DeLay at this point was nobody. Newt Gingrich was just a rabble rousing backbencher. Dick Armey was just a nutty professor sleeping under his desk.  But the new Tom DeLay was clearly in the thick of planning an overthrow of the regime ancient in Congress. Enough Mr. Nice Guy, he said. Republicans had to stop thinking like they were a “constitutionally ordained minority.” The time had come to get in some face and kick some butt. Yes, you needed “media smoothies” (I think he meant Gingrich) and “pointy heads” (I think he meant Dick Armey), but what you really needed was somebody who could get people elected and break heads. He clearly meant DeLay.

I have never seen or spoken with Tom DeLay since. But that meeting encouraged me to watch carefully and with interest. Personal distaste aside the idea of someone who was willing to seek and use power to create party discipline was an idea I liked. Political parties needed to stand for something and their members shouldn’t be able to take party money and then become free agents. DeLay I believed could never be Speaker; he was too unpolished to be a public spokesperson, and too hard-line right to be out front; he wasn’t made for the media age.

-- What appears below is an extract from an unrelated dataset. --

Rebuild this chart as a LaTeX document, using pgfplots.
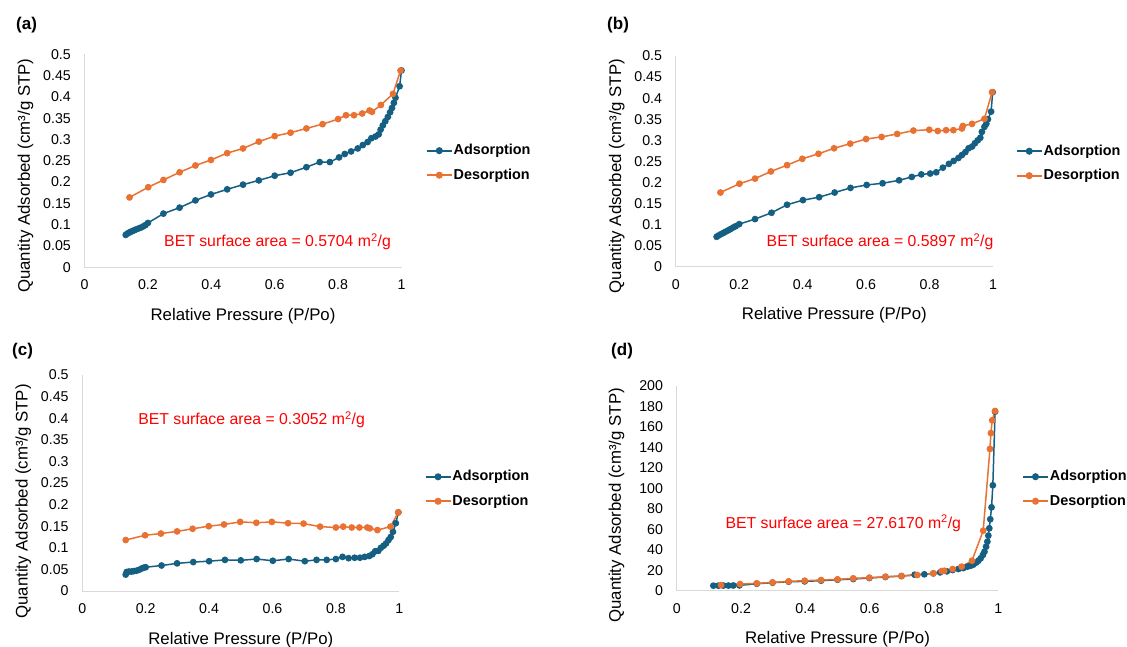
\documentclass[border=0pt]{standalone}
\usepackage{pgfplots}
\pgfplotsset{compat=1.18}
\usepackage{fontspec}
\setmainfont{Liberation Sans}
\definecolor{adsblue}{HTML}{156082}
\definecolor{desorange}{HTML}{E97132}
\definecolor{axgray}{HTML}{D9D9D9}
\tikzset{bettext/.style={text=red, font=\fontsize{15.8}{18}\selectfont, inner sep=0pt}}
\pgfplotsset{
  bet/.style={
    scale only axis, anchor=south west, clip=false,
    xmin=0, xmax=1, ymin=0,
    axis x line*=bottom, axis y line*=left,
    axis line style={draw=axgray, line width=1pt},
    major tick length=0pt,
    xtick={0,0.2,0.4,0.6,0.8,1},
    /pgf/number format/assume math mode=true,
    tick label style={font=\fontsize{14.2}{16}\selectfont, inner sep=0pt},
    xticklabel style={anchor=center, yshift=-17.7pt},
    yticklabel style={anchor=east, xshift=-13.5pt, /pgf/number format/fixed, /pgf/number format/precision=2},
    xlabel={Relative Pressure (P/Po)},
    ylabel={Quantity Adsorbed (cm³/g STP)},
    label style={font=\fontsize{16.8}{19}\selectfont},
    xlabel style={at={(axis description cs:0.5,0)}, anchor=center, yshift=-48.7pt},
    legend cell align=left,
    legend image code/.code={\draw[line width=1.8pt, mark repeat=2,mark phase=2] plot coordinates {(0pt,0pt)(12.5pt,0pt)(25pt,0pt)};},
    legend style={draw=none, fill=none, inner sep=0pt, outer sep=0pt, row sep=8.5pt,
      font=\bfseries\fontsize{14.4}{16}\selectfont,
      nodes={inner sep=1pt, text height=11pt, text depth=3pt}},
  },
  ads/.style={color=adsblue, line width=1.5pt, mark=*, mark size=2.6pt, mark options={solid}},
  des/.style={color=desorange, line width=1.5pt, mark=*, mark size=2.6pt, mark options={solid}},
}
\begin{document}
\begin{tikzpicture}
\useasboundingbox (0pt,0pt) rectangle (1127pt,646pt);
% ---------------- (a)
\begin{axis}[bet, at={(84.5pt,378.7pt)}, width=317pt, height=213pt, ymax=0.5,
  ytick={0,0.05,0.1,0.15,0.2,0.25,0.3,0.35,0.4,0.45,0.5},
  ylabel style={at={(axis description cs:-0.186,0.43)}, anchor=center},
  legend style={at={(1.077,0.49)}, anchor=west}]
\addplot[ads] coordinates {
(0.130,0.076)(0.135,0.079)(0.140,0.081)(0.145,0.083)(0.151,0.085)(0.157,0.087)
(0.163,0.089)(0.170,0.091)(0.177,0.093)(0.185,0.096)(0.192,0.099)(0.200,0.104)
(0.249,0.126)(0.300,0.140)(0.350,0.157)(0.399,0.171)(0.450,0.183)(0.500,0.194)
(0.550,0.204)(0.600,0.215)(0.650,0.222)(0.700,0.235)(0.742,0.247)(0.774,0.247)
(0.803,0.258)(0.821,0.266)(0.841,0.272)(0.862,0.279)(0.878,0.287)(0.893,0.294)
(0.905,0.303)(0.918,0.307)(0.928,0.312)(0.934,0.323)(0.941,0.333)(0.949,0.343)
(0.957,0.353)(0.964,0.364)(0.970,0.374)(0.976,0.386)(0.981,0.398)(0.994,0.425)
(1.000,0.462)};
\addlegendentry{Adsorption}
\addplot[des] coordinates {
(0.142,0.164)(0.201,0.188)(0.249,0.205)(0.300,0.223)(0.350,0.239)(0.399,0.252)
(0.450,0.268)(0.500,0.279)(0.550,0.295)(0.600,0.308)(0.650,0.316)(0.700,0.326)
(0.751,0.336)(0.800,0.348)(0.825,0.357)(0.850,0.357)(0.876,0.361)(0.899,0.368)
(0.907,0.365)(0.935,0.381)(0.973,0.407)(0.997,0.462)};
\addlegendentry{Desorption}
\node[bettext] at (axis cs:0.609,0.060) {BET surface area = 0.5704 m\textsuperscript{2}/g};
\end{axis}
% ---------------- (b)
\begin{axis}[bet, at={(675.7pt,379.3pt)}, width=317.3pt, height=210.7pt, ymax=0.5,
  ytick={0,0.05,0.1,0.15,0.2,0.25,0.3,0.35,0.4,0.45,0.5},
  ylabel style={at={(axis description cs:-0.186,0.43)}, anchor=center},
  legend style={at={(1.072,0.49)}, anchor=west}]
\addplot[ads] coordinates {
(0.129,0.071)(0.135,0.074)(0.142,0.077)(0.150,0.080)(0.157,0.083)(0.165,0.086)
(0.172,0.089)(0.181,0.093)(0.189,0.096)(0.200,0.101)
(0.250,0.113)(0.302,0.128)(0.351,0.147)(0.401,0.158)(0.452,0.165)(0.501,0.176)
(0.551,0.187)(0.602,0.194)(0.652,0.198)(0.704,0.205)(0.744,0.213)(0.774,0.219)
(0.802,0.221)(0.821,0.224)(0.842,0.235)(0.861,0.244)(0.876,0.251)(0.891,0.258)
(0.902,0.265)(0.913,0.272)(0.923,0.281)(0.934,0.285)(0.943,0.293)(0.952,0.300)
(0.960,0.306)(0.965,0.320)(0.973,0.332)(0.979,0.339)(0.984,0.350)(0.994,0.368)
(0.999,0.414)};
\addlegendentry{Adsorption}
\addplot[des] coordinates {
(0.141,0.176)(0.201,0.197)(0.250,0.209)(0.300,0.226)(0.351,0.241)(0.399,0.256)
(0.450,0.268)(0.499,0.281)(0.550,0.292)(0.600,0.303)(0.649,0.308)(0.698,0.315)
(0.749,0.323)(0.799,0.325)(0.826,0.322)(0.852,0.324)(0.875,0.324)(0.902,0.328)
(0.905,0.334)(0.934,0.339)(0.973,0.351)(0.997,0.414)};
\addlegendentry{Desorption}
\node[bettext] at (axis cs:0.644,0.059) {BET surface area = 0.5897 m\textsuperscript{2}/g};
\end{axis}
% ---------------- (c)
\begin{axis}[bet, at={(82.3pt,55pt)}, width=317pt, height=216pt, ymax=0.5,
  ytick={0,0.05,0.1,0.15,0.2,0.25,0.3,0.35,0.4,0.45,0.5},
  ylabel style={at={(axis description cs:-0.186,0.415)}, anchor=center},
  legend style={at={(1.08,0.472)}, anchor=west}]
\addplot[ads] coordinates {
(0.137,0.038)(0.140,0.044)(0.147,0.045)(0.155,0.045)(0.162,0.046)(0.171,0.047)
(0.179,0.049)(0.187,0.052)(0.194,0.054)(0.200,0.055)
(0.250,0.059)(0.299,0.064)(0.350,0.067)(0.400,0.069)(0.450,0.072)(0.500,0.071)
(0.550,0.074)(0.601,0.070)(0.651,0.074)(0.702,0.069)(0.739,0.072)(0.771,0.072)
(0.800,0.074)(0.821,0.079)(0.840,0.076)(0.859,0.077)(0.876,0.077)(0.891,0.079)
(0.905,0.081)(0.915,0.085)(0.924,0.092)(0.934,0.093)(0.942,0.100)(0.951,0.105)
(0.958,0.110)(0.966,0.118)(0.973,0.125)(0.980,0.137)(0.989,0.157)(0.997,0.182)};
\addlegendentry{Adsorption}
\addplot[des] coordinates {
(0.137,0.118)(0.198,0.129)(0.248,0.133)(0.299,0.138)(0.348,0.144)(0.399,0.150)
(0.447,0.154)(0.498,0.160)(0.549,0.158)(0.598,0.160)(0.649,0.157)(0.698,0.156)
(0.750,0.149)(0.800,0.147)(0.823,0.149)(0.850,0.147)(0.874,0.147)(0.899,0.147)
(0.907,0.145)(0.931,0.141)(0.972,0.149)(0.997,0.182)};
\addlegendentry{Desorption}
\node[bettext] at (axis cs:0.534,0.396) {BET surface area = 0.3052 m\textsuperscript{2}/g};
\end{axis}
% ---------------- (d)
\begin{axis}[bet, at={(676.7pt,55.3pt)}, width=321.6pt, height=204.7pt, ymax=200,
  ytick={0,20,40,60,80,100,120,140,160,180,200},
  ylabel style={at={(axis description cs:-0.187,0.417)}, anchor=center},
  legend style={at={(1.074,0.497)}, anchor=west}]
\addplot[ads] coordinates {
(0.114,4.9)(0.130,4.9)(0.145,5.0)(0.161,5.0)(0.176,5.1)(0.195,5.2)
(0.249,6.8)(0.298,7.8)(0.348,8.8)(0.398,9.1)(0.449,9.8)(0.500,10.7)
(0.549,11.4)(0.599,12.4)(0.649,13.4)(0.699,14.3)(0.740,15.6)(0.770,16.0)
(0.798,16.9)(0.819,17.9)(0.840,18.9)(0.858,20.2)(0.876,21.2)(0.891,22.1)
(0.904,23.5)(0.914,24.4)(0.922,25.4)(0.931,27.4)(0.938,29.3)(0.945,31.6)
(0.952,34.9)(0.957,38.1)(0.962,43.0)(0.966,47.9)(0.969,53.8)(0.972,61.0)
(0.975,69.8)(0.979,81.5)(0.983,103.0)(0.990,174.9)};
\addlegendentry{Adsorption}
\addplot[des] coordinates {
(0.138,5.5)(0.197,6.5)(0.249,7.2)(0.298,8.1)(0.348,9.1)(0.398,9.8)
(0.449,10.4)(0.500,11.1)(0.549,12.1)(0.599,12.7)(0.649,13.7)(0.699,14.3)
(0.748,15.3)(0.798,16.9)(0.824,19.2)(0.832,19.5)(0.858,21.2)(0.886,23.5)
(0.918,29.3)(0.953,58.6)(0.974,138.5)(0.977,154)(0.981,166.5)(0.990,175.6)};
\addlegendentry{Desorption}
\node[bettext] at (axis cs:0.518,65.9) {BET surface area = 27.6170 m\textsuperscript{2}/g};
\end{axis}
% ---------------- panel labels
\node[anchor=west, inner sep=0pt, font=\bfseries\fontsize{17}{20}\selectfont] at (16pt,621pt) {(a)};
\node[anchor=west, inner sep=0pt, font=\bfseries\fontsize{17}{20}\selectfont] at (607pt,621pt) {(b)};
\node[anchor=west, inner sep=0pt, font=\bfseries\fontsize{17}{20}\selectfont] at (12pt,295pt) {(c)};
\node[anchor=west, inner sep=0pt, font=\bfseries\fontsize{17}{20}\selectfont] at (611pt,295pt) {(d)};
\end{tikzpicture}
\end{document}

But boy if he was willing to operate in the shadows - look out.

In 1994 the hero of the mainstream media, Bill Clinton, handed control of Congress to the GOP and “Hot Tub Tom” became the “Hammer.” The Hammer rose quickly to become the most powerful party master since Rayburn. But he wasn’t Mr. Sam. Mr. Sam understood when to hold them and when to fold them. He never gave his enemies any more reason to hate him than they already had. He allowed his defeated foes their dignity. Mr. Sam knew today’s foe could be tomorrow’s friend and he didn’t want to make the trip back more difficult. Finally, Mr. Sam knew that there was a legal limit and an ethical limit. He never crossed either line.

Personally, I believe that Tom DeLay did what Ronnie Earle says he did; I just don’t think it was illegal. Personally, I don’t believe that Tom DeLay played ball any harder than Democrats in years gone by when he manipulated the redrawing of Texas Congressional lines; he just did it at the wrong time. He saw that the key to a Republican Congress and his own power was raising money just like Mr. Sam whose power was largely built on oil money flowing into Democratic campaigns across the country. But just as Mr. Sam had a blind spot for Lyndon Johnson, the Hammer apparently had one for Jack Abramoff. The problem was that Lyndon was bound for the White House and Abramoff for the jail house.

The DeLay era is over. We may never see his like again. That is both a good thing and a bad thing.